Le spectateur doit tout de même attendre un premier quart d’heure pour se sentir transporté par cet univers étrange qui regroupe autant le réalisme pathétique de Michel Tremblay, le ton et les couleurs flamboyantes d’émissions jeunesses comme La boîte à surprise, que l’absurde de Ionesco. Par la suite, nous nous retrouvons dans un feu roulant de péripéties rarement prévisibles dans une succession de scènes qui alternent entre le cocasse, le constat d’existences vides, et même des frissons d’horreur.
L’une des grandes forces de l’écriture de David Paquet demeure sa facilité à passer au tordeur les travers de ses semblables avec la précision chirurgicale d’un scalpel.

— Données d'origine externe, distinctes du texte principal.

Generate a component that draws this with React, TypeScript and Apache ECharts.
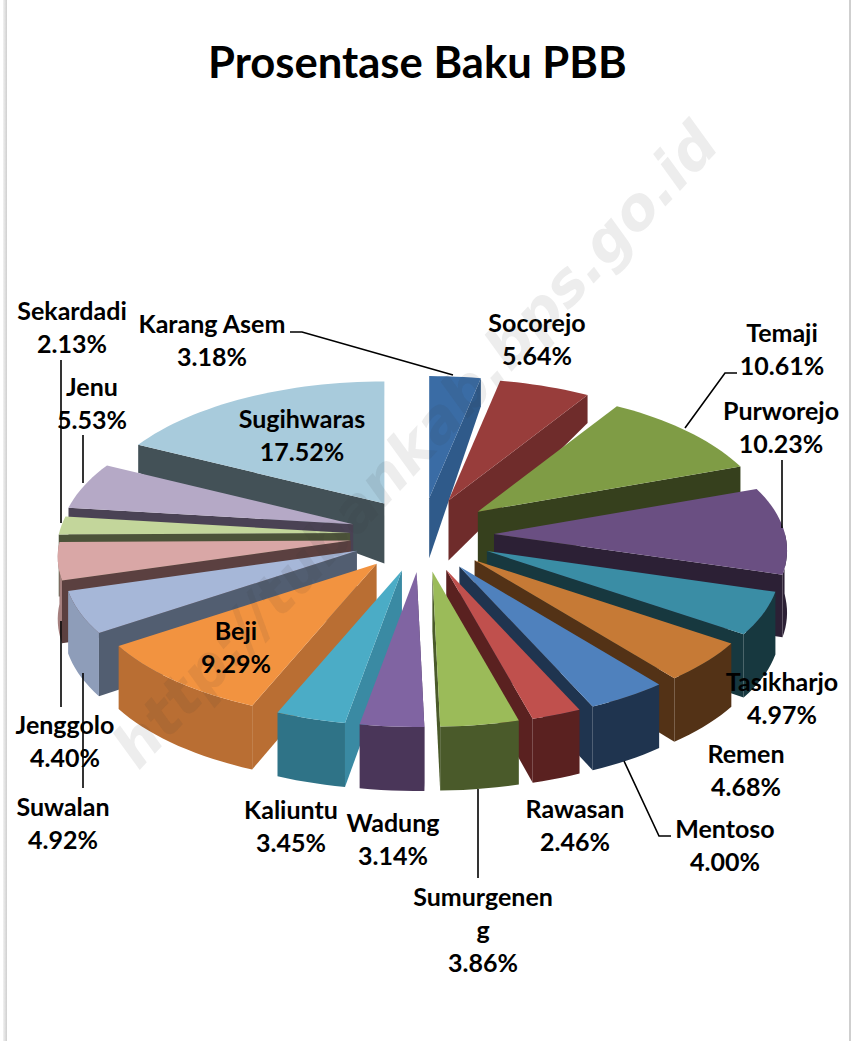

Des vertus des teintures de cheveux aux thérapies régressives qui donnent l’illusion du bonheur, en passant par les mensonges de la psychologie populaire, le portrait d’un tel microcosme n’est guère reluisant. Heureusement, l’auteur sort toujours la réplique qui désamorce ou qui fait grincer des dents.
La mise en scène ne comprend aucun temps mort dans ce marathon de 90 minutes. Avec ingéniosité dans sa structure pyramidale, le décor renferme les différents lieux où se déroule l’action. Tout est fluidité dans les déplacements d’un endroit à l’autre. Bon directeur d’acteurs, Patrice Dubois sait mettre en valeur une distribution de haut niveau. Marika Lhoumeau se démarque par son mélange de naïveté et de cruauté, de solitude et d’empathie. Dominique Quesnel démontre encore une fois son incommensurable talent de tragédienne du quotidien. Antoine Bertrand, Geneviève Schmidt et Jean-Pascal Fournier font également preuve d’une indéniable justesse. Le choix des intermèdes musicaux, entre autres du Bach, est toujours en harmonie avec l’action.
La seule réserve se situe au niveau de l’emploi de la métaphore, qui, vers la tombée de rideau, conduit à l’excès du procédé d’écriture. À cet effet, le dénouement déçoit par son moralisme trop appuyé et son désir de faire sortir les personnages de leur solitude. On se serait passé de cette conclusion illustrant un idéal de bons sentiments qui tranche avec un propos autrement plus heureux dans son mariage entre le rire, le sarcasme et les larmes.
Spectacle au plaisir contagieux, Porc-épic saura combler les curieux et tracer son chemin parmi les autres créations québécoises de grande qualité proposées depuis le début de l’hiver. Du piquant qui réconforte!